**Material provided:**
· · · ·
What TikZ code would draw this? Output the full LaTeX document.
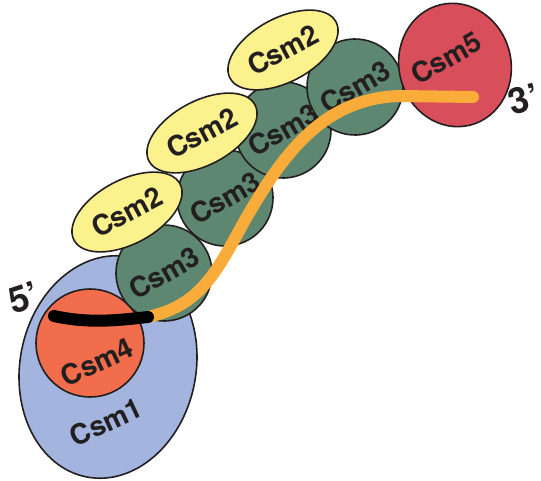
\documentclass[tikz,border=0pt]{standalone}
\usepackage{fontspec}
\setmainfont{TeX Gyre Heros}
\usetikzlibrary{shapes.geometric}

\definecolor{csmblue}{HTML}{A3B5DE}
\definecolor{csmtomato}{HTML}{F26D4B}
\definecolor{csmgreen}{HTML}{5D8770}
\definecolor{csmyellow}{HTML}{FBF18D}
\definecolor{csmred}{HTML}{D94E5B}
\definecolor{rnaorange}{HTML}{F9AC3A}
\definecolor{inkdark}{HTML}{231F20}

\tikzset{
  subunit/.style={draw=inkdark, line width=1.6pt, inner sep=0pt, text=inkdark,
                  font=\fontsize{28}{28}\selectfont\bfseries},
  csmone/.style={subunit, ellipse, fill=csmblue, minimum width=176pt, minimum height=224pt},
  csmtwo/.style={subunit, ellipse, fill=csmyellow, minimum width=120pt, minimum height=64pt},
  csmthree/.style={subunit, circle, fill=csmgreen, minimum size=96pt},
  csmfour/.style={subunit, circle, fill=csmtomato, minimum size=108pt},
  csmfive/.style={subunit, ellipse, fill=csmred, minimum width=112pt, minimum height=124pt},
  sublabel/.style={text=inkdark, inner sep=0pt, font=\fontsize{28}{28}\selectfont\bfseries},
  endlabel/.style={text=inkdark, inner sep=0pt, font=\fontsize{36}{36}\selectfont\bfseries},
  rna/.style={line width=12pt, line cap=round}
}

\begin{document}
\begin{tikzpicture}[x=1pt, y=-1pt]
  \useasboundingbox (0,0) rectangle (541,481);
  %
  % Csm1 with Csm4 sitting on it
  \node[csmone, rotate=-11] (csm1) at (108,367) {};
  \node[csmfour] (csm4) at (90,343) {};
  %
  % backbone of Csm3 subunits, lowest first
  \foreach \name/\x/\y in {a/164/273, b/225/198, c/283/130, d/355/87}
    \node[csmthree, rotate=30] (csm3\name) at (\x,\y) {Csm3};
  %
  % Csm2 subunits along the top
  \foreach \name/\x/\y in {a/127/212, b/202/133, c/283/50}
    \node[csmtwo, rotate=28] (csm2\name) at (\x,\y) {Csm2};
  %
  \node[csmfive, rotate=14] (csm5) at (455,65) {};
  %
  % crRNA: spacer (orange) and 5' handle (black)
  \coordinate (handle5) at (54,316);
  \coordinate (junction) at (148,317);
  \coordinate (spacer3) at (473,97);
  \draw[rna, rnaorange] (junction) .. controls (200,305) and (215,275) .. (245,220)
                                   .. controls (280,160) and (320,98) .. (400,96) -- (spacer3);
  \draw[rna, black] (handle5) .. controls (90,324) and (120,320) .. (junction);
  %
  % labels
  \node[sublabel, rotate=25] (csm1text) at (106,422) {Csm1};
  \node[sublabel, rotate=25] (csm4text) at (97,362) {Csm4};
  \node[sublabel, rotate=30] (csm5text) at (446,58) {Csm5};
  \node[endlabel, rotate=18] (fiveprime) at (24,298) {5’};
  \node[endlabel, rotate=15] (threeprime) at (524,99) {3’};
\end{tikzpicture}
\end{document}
· · · ·
**Stated goal:**
Find the lines above holding the word "draw" and show them.

**Task answer:**
What TikZ code would draw this? Output the full LaTeX document.
  subunit/.style={draw=inkdark, line width=1.6pt, inner sep=0pt, text=inkdark,
  \draw[rna, rnaorange] (junction) .. controls (200,305) and (215,275) .. (245,220)
  \draw[rna, black] (handle5) .. controls (90,324) and (120,320) .. (junction);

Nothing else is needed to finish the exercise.